==== Extracted data ====

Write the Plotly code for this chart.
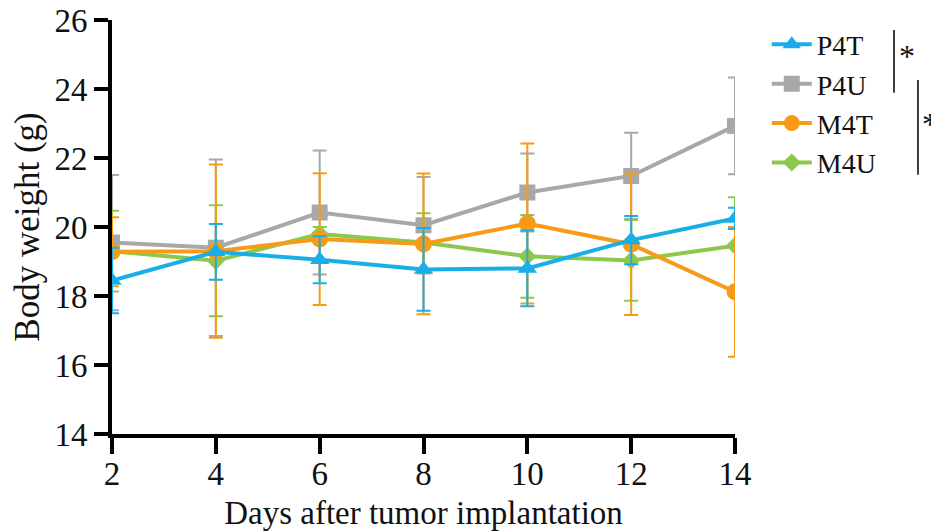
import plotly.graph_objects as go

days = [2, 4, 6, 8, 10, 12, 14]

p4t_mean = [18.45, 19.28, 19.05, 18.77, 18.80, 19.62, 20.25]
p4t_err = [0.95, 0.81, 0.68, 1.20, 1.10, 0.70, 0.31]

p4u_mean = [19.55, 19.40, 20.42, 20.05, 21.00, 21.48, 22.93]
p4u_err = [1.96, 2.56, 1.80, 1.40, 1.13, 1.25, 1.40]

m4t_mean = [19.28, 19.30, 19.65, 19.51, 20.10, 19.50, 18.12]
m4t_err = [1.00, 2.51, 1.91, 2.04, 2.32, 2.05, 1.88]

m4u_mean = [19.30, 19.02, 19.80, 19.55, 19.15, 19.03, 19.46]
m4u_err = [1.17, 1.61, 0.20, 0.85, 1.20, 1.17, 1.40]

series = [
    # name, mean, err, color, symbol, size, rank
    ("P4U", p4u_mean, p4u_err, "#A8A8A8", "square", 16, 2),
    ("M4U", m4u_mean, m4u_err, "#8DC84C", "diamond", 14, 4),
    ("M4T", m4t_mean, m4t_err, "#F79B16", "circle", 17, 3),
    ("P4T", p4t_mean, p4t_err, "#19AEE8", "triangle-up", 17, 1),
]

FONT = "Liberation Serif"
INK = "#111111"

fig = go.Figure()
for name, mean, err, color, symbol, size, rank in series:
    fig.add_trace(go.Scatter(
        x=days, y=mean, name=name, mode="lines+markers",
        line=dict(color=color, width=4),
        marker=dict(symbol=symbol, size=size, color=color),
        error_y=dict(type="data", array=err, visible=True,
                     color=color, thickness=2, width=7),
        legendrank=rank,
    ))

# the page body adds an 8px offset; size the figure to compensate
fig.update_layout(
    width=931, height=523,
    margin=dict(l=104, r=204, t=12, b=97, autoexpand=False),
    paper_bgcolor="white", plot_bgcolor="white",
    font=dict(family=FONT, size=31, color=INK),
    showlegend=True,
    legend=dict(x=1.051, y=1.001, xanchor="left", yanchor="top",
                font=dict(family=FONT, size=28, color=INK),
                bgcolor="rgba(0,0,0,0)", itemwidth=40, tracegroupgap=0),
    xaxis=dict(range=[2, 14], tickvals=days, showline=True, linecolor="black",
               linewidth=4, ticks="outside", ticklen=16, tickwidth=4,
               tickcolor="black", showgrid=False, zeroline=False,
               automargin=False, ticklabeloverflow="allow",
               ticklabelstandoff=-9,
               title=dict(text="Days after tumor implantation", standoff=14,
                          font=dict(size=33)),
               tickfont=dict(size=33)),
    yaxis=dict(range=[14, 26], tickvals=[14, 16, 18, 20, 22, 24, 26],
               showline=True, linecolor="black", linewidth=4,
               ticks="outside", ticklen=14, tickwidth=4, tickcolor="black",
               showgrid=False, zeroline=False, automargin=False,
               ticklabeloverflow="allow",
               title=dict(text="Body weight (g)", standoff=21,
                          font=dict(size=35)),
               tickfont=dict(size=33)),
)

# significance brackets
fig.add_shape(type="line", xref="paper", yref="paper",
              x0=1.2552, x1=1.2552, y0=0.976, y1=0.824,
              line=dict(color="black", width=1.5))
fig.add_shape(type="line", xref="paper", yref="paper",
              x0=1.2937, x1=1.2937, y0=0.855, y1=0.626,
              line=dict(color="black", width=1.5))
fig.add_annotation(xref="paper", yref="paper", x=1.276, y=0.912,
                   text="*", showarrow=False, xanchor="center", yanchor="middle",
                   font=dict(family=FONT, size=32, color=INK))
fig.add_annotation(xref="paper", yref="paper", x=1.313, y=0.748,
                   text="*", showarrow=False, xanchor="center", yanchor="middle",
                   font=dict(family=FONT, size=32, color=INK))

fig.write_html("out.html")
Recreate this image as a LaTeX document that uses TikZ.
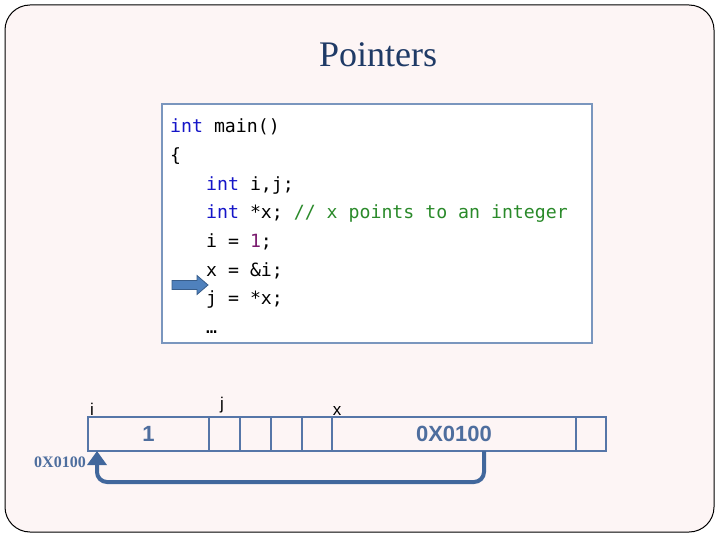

====

**Required task:** Which lines above hold the word "this"? Copy each of them.

**Correct output:**
Write the Plotly code for this chart.
Recreate this image as a LaTeX document that uses TikZ.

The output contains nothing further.